The -ish in verbs (abolish, establish, finish, punish, etc.) is a mere terminal relic from the Old French present participle.
punch (v.)

"to thrust, push; jostle;" also, "to prod, drive (cattle, etc.) by poking and prodding," late 14c., from Old French ponchonner "to punch, prick, stamp," from ponchon "pointed tool, piercing weapon" (see punch (n.1)).

Meaning "to pierce, make a hole or holes in with a punch, emboss with a tool" is from early 15c.; meaning "to stab, puncture" is from mid-15c. Related: Punched; punching.

Specialized sense "to hit with the fist, give a blow, beat with blows of the fist" is recorded by 1520s. Compare Latin pugnare "to fight with the fists," from a root meaning "to pierce, sting." In English this sense-shift evolved also probably by influence of punish: Punch or punsch for punish is found in documents from 14c.-15c.:

punchyth me, Lorde, and spare my blyssyd wyff Anne. [Coventry Mystery Plays, late 15c.]

To punch (someone) out "beat (someone) up" is from 1971. To punch a ticket, etc., "make a hole in" to indicate use of it is from mid-15c. To punch the clock "record one's arrival at or departure from the workplace using an automated timing device" is from 1900.

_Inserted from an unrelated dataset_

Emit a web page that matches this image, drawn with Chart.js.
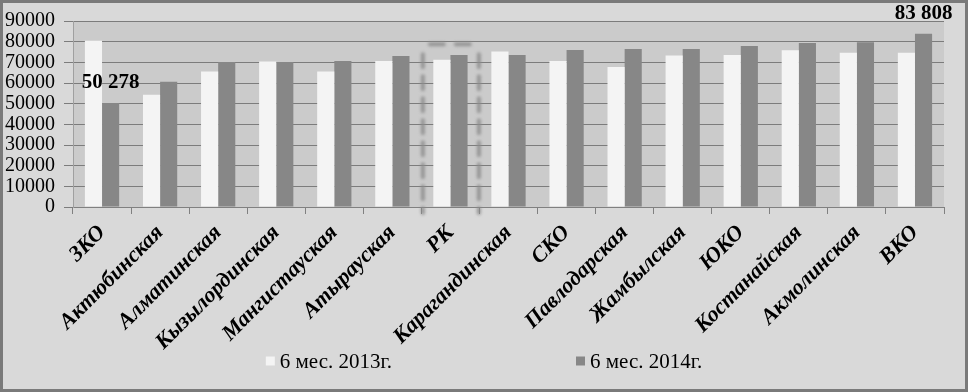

There are time recorders for checking the minute of arrival and departure of each office employee—machines that operate with clock attachment and which in response to worker's punch print on tabular sheets of paper his promptnesses and delinquencies. [Richard Lord, "Running an Office by Machinery," in System, September 1909]
Perhaps you are some great big chief, who has a lot to say.
Who lords it o'er the common herd who chance to come your way;
Well, here is where your arrogance gets a dreadful shock,
When you march up, like a private, salute, and PUNCH THE CLOCK.
[from "Punch the Clock," by "The Skipper," The Commercial Telegraphers' Journal, May 1912]
punishable (adj.)

early 15c., punysshable, of persons, "liable to legal punishment, deserving of being punished;" also of offenses or sins, from punish + -able. Related: Punishability.

punisher (n.)

"one who punishes," mid-14c., of God, as exactor of divine retribution, agent noun from punish (v.).

punishment (n.)

late 14c., punishement, in law, "the assessing or inflicting of pain, suffering, loss, confinement, etc. on a person for a crime or offense," from Anglo-French punisement (late 13c.), Old French punissement, from punir (see punish).

From early 15c. as "suffering or hardship inflicted as punishment;" mid-15c. as "a penalty or sentence imposed as punishment." Gradually extended to "pain or injury inflicted" in a general sense; the meaning "rough handling" is from 1811, originally in fist-fighting.

punitive (adj.)

"inflicting or involving punishment," 1620s, from French punitif (16c.) or directly from Medieval Latin punitivus, from Latin punitus, past participle of punire "to punish, correct, chastise" (see punish).

unpunished (adj.)
mid-14c., from un- (1) "not" + past participle of punish (v.).